BI: How does Israel's Arab minority deal with Israel's definition of itself as a Jewish and democratic state?
Tibi: Israel defines itself as Jewish and democratic, but in all spheres of life there is inequality between Jews and Arabs. We do not accept this definition; it deepens the inequalities. There is a contradiction between democracy and an ethnic definition of a Jewish state. In the end Israel is indeed both [democratic and Jewish], but it is democratic toward Jews and Jewish toward Arabs.
BI: How, in your view, does the rest of the Arab world view the Palestinian population of Israel?
Tibi: Lots of ignorance was evident during most of the last 50 years of non-relations between the Arab world and Israel's Arab minority. Part [of the Arab world] did not know we existed. Others accused us of cooperation with the Zionist project. This was the situation until 15-20 years ago. Recently there is more and more [Arab] understanding of our situation, our status, our political struggle and way of thinking. We are known in the Arab capitals; we are invited and accepted there.
BI: Can you offer a prediction regarding your situation in, say, ten years?

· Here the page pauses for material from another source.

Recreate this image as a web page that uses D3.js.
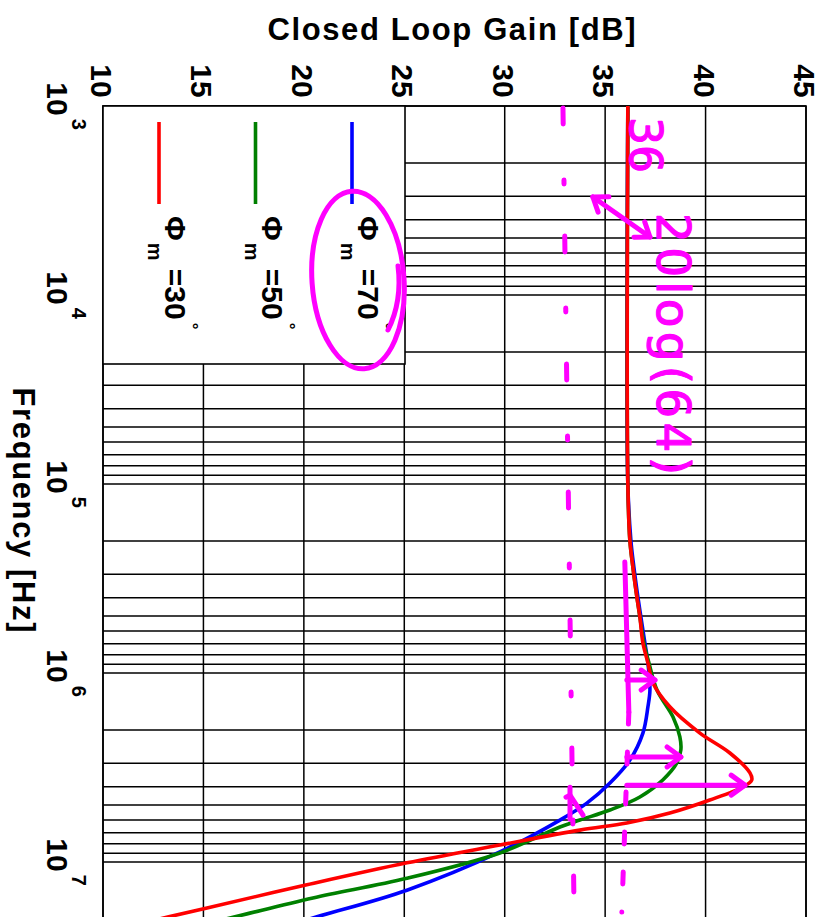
<!DOCTYPE html>
<html>
<head>
<meta charset="utf-8">
<script src="https://cdn.jsdelivr.net/npm/d3@7"></script>
<style>
  body { margin: 0; background: #fff; }
  svg text { font-family: "Liberation Sans", Arial, sans-serif; white-space: pre; }
</style>
</head>
<body>
<svg id="chart" width="825" height="917"></svg>
<script>
/** Axis ticks */
var gainTicks = [10, 15, 20, 25, 30, 35, 40, 45];
var freqDecades = [3, 4, 5, 6, 7];

/** Legend labels (phase margin in degrees) and colours */
var seriesNames = ["70", "50", "30"];
var seriesColors = ["#0000ff", "#008000", "#ff0000"];

/** Closed loop gain curves: freq [Hz] / gain [dB] */
var freqBlue = [1e3, 1e5, 1.98e5, 2.75e5, 3.96e5, 5.06e5, 6.94e5, 8.85e5, 1.23e6, 1.51e6, 2.08e6, 2.89e6, 3.82e6, 4.88e6, 6.0e6, 8.85e6, 1.41e7, 1.95e7, 2.43e7];
var gainBlue = [36.13, 36.13, 36.28, 36.43, 36.63, 36.78, 36.98, 37.13, 37.23, 37.13, 36.88, 36.23, 35.24, 34.09, 32.75, 29.76, 25.13, 20.65, 17.6];

var freqGreen = [1e3, 1e5, 1.98e5, 2.75e5, 3.96e5, 5.06e5, 6.94e5, 8.85e5, 1.23e6, 1.71e6, 2.18e6, 2.55e6, 2.99e6, 3.68e6, 4.53e6, 5.31e6, 6.0e6, 6.53e6, 8.96e6, 1.22e7, 1.55e7, 1.95e7, 2.43e7];
var gainGreen = [36.13, 36.13, 36.23, 36.38, 36.58, 36.73, 36.93, 37.18, 37.58, 38.38, 38.72, 38.77, 38.57, 37.87, 36.73, 35.24, 33.74, 32.75, 29.76, 25.13, 20.45, 16.57, 12.84];

var freqRed = [1e3, 1e5, 1.98e5, 2.75e5, 3.96e5, 5.06e5, 6.94e5, 8.85e5, 1.13e6, 1.51e6, 2.08e6, 2.65e6, 3.38e6, 3.68e6, 4.01e6, 4.70e6, 5.51e6, 6.22e6, 6.78e6, 8.13e6, 1.01e7, 1.32e7, 1.75e7, 2.29e7];
var gainRed = [36.13, 36.13, 36.23, 36.38, 36.58, 36.73, 36.88, 37.13, 37.38, 38.22, 39.72, 41.21, 42.21, 42.30, 41.86, 40.21, 38.22, 36.08, 33.74, 29.76, 25.13, 20.15, 15.18, 10.45];

/** Hand drawn (magenta) notes, in [gain dB, freq Hz] */
var minus3dBLine = [[32.9, 1.025e3], [33.45, 1.69e7]];
var dcLineSolid = [[35.98, 2.59e5], [36.18, 1.61e6]];
var dcLineDashed = [[36.18, 1.61e6], [35.83, 1.84e7]];
var doubleArrow = [[34.39, 3.03e3], [37.23, 4.93e3]];
var arrowFreqs = [1.09e6, 2.78e6, 3.92e6];
var arrowGains = [37.48, 38.77, 41.96];
var arrowBase = 36.08;
var smallArrow = [33.25, 4.43e6];

var ink = "#ff00ff";

var svg = d3.select("#chart");

// scales: the plot is turned a quarter turn, gain runs left->right, freq top->bottom
var x = d3.scaleLinear().domain([10, 45]).range([103, 806]);
var y = d3.scaleLog().domain([1e3, 1e8]).range([106, 1051]);

svg.append("clipPath").attr("id", "plotClip").append("rect")
  .attr("x", x(10)).attr("y", y(1e3))
  .attr("width", x(45) - x(10)).attr("height", y(1e8) - y(1e3));

// grid
var gridFreqs = [];
freqDecades.forEach(function(p) {
  for (var m = 1; m <= 9; m++) gridFreqs.push(m * Math.pow(10, p));
});

var grid = svg.append("g").attr("stroke", "#000").attr("stroke-width", 1.5);
grid.selectAll(".hgrid").data(gridFreqs).enter().append("line")
  .attr("x1", x(10)).attr("x2", x(45))
  .attr("y1", function(d) { return y(d); })
  .attr("y2", function(d) { return y(d); });
grid.selectAll(".vgrid").data(gainTicks).enter().append("line")
  .attr("x1", function(d) { return x(d); })
  .attr("x2", function(d) { return x(d); })
  .attr("y1", y(1e3)).attr("y2", y(1e8));

svg.append("rect")
  .attr("x", x(10)).attr("y", y(1e3))
  .attr("width", x(45) - x(10)).attr("height", y(1e8) - y(1e3))
  .attr("fill", "none").attr("stroke", "#000").attr("stroke-width", 1.6);

// gain tick labels (turned)
svg.selectAll(".gtick").data(gainTicks).enter().append("text")
  .attr("transform", function(d) { return "translate(" + (x(d) - 12) + ",81) rotate(90)"; })
  .attr("text-anchor", "middle")
  .attr("font-weight", "bold").attr("font-size", 30)
  .text(function(d) { return d; });

// frequency tick labels 10^n
var ft = svg.selectAll(".ftick").data(freqDecades).enter().append("text")
  .attr("transform", function(d) { return "translate(47," + y(Math.pow(10, d)) + ") rotate(90)"; })
  .attr("text-anchor", "middle")
  .attr("font-weight", "bold").attr("font-size", 30);
ft.append("tspan").text("10");
ft.append("tspan").attr("font-size", 20).attr("dy", -25).attr("dx", 3)
  .text(function(d) { return d; });

// axis titles
svg.append("text")
  .attr("x", (x(10) + x(45)) / 2 - 3).attr("y", 40)
  .attr("text-anchor", "middle")
  .attr("font-weight", "bold").attr("font-size", 31)
  .attr("textLength", 368).attr("lengthAdjust", "spacing")
  .text("Closed Loop Gain [dB]");

svg.append("text")
  .attr("transform", "translate(13,510) rotate(90)")
  .attr("text-anchor", "middle")
  .attr("font-weight", "bold").attr("font-size", 31)
  .attr("textLength", 245).attr("lengthAdjust", "spacing")
  .text("Frequency [Hz]");

// curves
var series = [
  { f: freqBlue, g: gainBlue },
  { f: freqGreen, g: gainGreen },
  { f: freqRed, g: gainRed }
];

var line = d3.line()
  .x(function(d) { return x(d[0]); })
  .y(function(d) { return y(d[1]); })
  .curve(d3.curveCatmullRom.alpha(0.5));

var curves = svg.append("g").attr("clip-path", "url(#plotClip)");
series.forEach(function(s, i) {
  var pts = s.f.map(function(f, j) { return [s.g[j], f]; });
  curves.append("path")
    .attr("d", line(pts))
    .attr("fill", "none")
    .attr("stroke", seriesColors[i])
    .attr("stroke-width", 3.6)
    .attr("stroke-linejoin", "round");
});

// legend
var lg = svg.append("g");
lg.append("rect")
  .attr("x", x(10)).attr("y", y(1e3))
  .attr("width", 302).attr("height", 258)
  .attr("fill", "#fff").attr("stroke", "#000").attr("stroke-width", 1.6);

seriesNames.forEach(function(name, i) {
  var lx = 352 - i * 96.5;
  lg.append("line")
    .attr("x1", lx).attr("x2", lx).attr("y1", 122).attr("y2", 204)
    .attr("stroke", seriesColors[i]).attr("stroke-width", 3.6);
  var t = lg.append("text")
    .attr("transform", "translate(" + (lx + 6) + ",216) rotate(90)")
    .attr("font-weight", "bold").attr("font-size", 30);
  t.append("tspan").text("\u03A6");
  t.append("tspan").attr("font-size", 20).attr("dy", 17).attr("dx", 2).text("m");
  t.append("tspan").attr("dy", -17).text(" =" + name);
  t.append("tspan").attr("font-size", 17).attr("dy", -21).attr("dx", 3).text("\u00B0");
});

// ---- hand drawn notes ----
var notes = svg.append("g")
  .attr("stroke", ink).attr("fill", "none")
  .attr("stroke-width", 5).attr("stroke-linecap", "round").attr("stroke-linejoin", "round");

var straight = d3.line()
  .x(function(d) { return x(d[0]); })
  .y(function(d) { return y(d[1]); });

// loop round the 70 degree label
notes.append("ellipse")
  .attr("cx", 358).attr("cy", 280).attr("rx", 46).attr("ry", 89)
  .attr("transform", "rotate(-4,358,280)");
notes.append("path").attr("d", "M398,266 C401,290 397,312 388,330");

// -3 dB line (dash dot) and DC gain line
notes.append("path").attr("d", straight(minus3dBLine))
  .attr("stroke-dasharray", "16,56,4,52");
notes.append("path").attr("d", straight(dcLineSolid));
notes.append("path").attr("d", straight(dcLineDashed))
  .attr("stroke-dasharray", "12,28");

function arrowHead(tx, ty, ang, len) {
  var a1 = ang + Math.PI * 0.8, a2 = ang - Math.PI * 0.8;
  return "M" + (tx + len * Math.cos(a1)) + "," + (ty + len * Math.sin(a1)) +
    "L" + tx + "," + ty +
    "L" + (tx + len * Math.cos(a2)) + "," + (ty + len * Math.sin(a2));
}

// peak arrows
arrowFreqs.forEach(function(f, i) {
  var yy = y(f), x0 = x(arrowBase), x1 = x(arrowGains[i]);
  notes.append("path").attr("d", "M" + x0 + "," + yy + "L" + x1 + "," + yy);
  notes.append("path").attr("d", arrowHead(x1, yy, 0, 17));
});

// double headed arrow near the top
var p0 = [x(doubleArrow[0][0]), y(doubleArrow[0][1])];
var p1 = [x(doubleArrow[1][0]), y(doubleArrow[1][1])];
var ang = Math.atan2(p1[1] - p0[1], p1[0] - p0[0]);
notes.append("path").attr("d", "M" + p0 + "L" + p1);
notes.append("path").attr("d", arrowHead(p1[0], p1[1], ang, 16));
notes.append("path").attr("d", arrowHead(p0[0], p0[1], ang + Math.PI, 16));

// small mark on the -3 dB line
var sa = [x(smallArrow[0]), y(smallArrow[1])];
notes.append("path").attr("d", "M" + sa[0] + "," + (sa[1] - 8) + "L" + sa[0] + "," + (sa[1] + 24));
notes.append("path").attr("d", "M" + (sa[0] - 4) + "," + (sa[1] + 2) + "L" + sa[0] + "," + sa[1] + "L" + (sa[0] + 13) + "," + (sa[1] + 20));

// handwritten text
svg.append("text")
  .attr("transform", "translate(" + (x(arrowBase) + 3) + ",117) rotate(90)")
  .attr("fill", ink).attr("stroke", ink).attr("stroke-width", 1.2)
  .attr("stroke-linejoin", "round").attr("font-size", 44)
  .style("font-family", "'DejaVu Sans', sans-serif")
  .text("36");
svg.append("text")
  .attr("transform", "translate(" + (x(arrowBase) + 30) + ",213) rotate(90)")
  .attr("fill", ink).attr("stroke", ink).attr("stroke-width", 1.2)
  .attr("stroke-linejoin", "round").attr("font-size", 47)
  .attr("textLength", 262).attr("lengthAdjust", "spacing")
  .style("font-family", "'DejaVu Sans', sans-serif")
  .text("20log(64)");
</script>
</body>
</html>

Tibi: I am asked this question every ten years! I don't know, really, because there are a lot of factors dominating this issue: we [Palestinian citizens of Israel], the Arab states, the [Israeli] state as an institution, the Jewish majority, the Israeli-Palestinian conflict, the growing trend in Israeli society of supporting the transfer idea, [Minister of Finance Binyamin] Netanyahu's declaration that the Israeli Arabs are more of a demographic threat than those in the West Bank and Gaza, and economic factors.
I as a leader of the Palestinian minority in Israel am interested in bridging the gap between minority and majority. We have a joint, bilateral interest, all of us, in accepting [the Palestinian citizens of Israel] as a national minority with rights and national dignity.
BI: If this happens, could Israel then still claim to be a Jewish state?
Tibi: In principal I cannot accept an ethnic definition. But we should all try to bridge the gap even under this definition, which is part of Israeli basic law. We can do a lot even in these circumstances.-Published 24/6/2004©bitterlemons-international.org
Member of Knesset Ahmed Tibi, a medical doctor, is the leader of the Arab Movement for Change. He was a political adviser to Yasser Arafat from 1993 to 1999.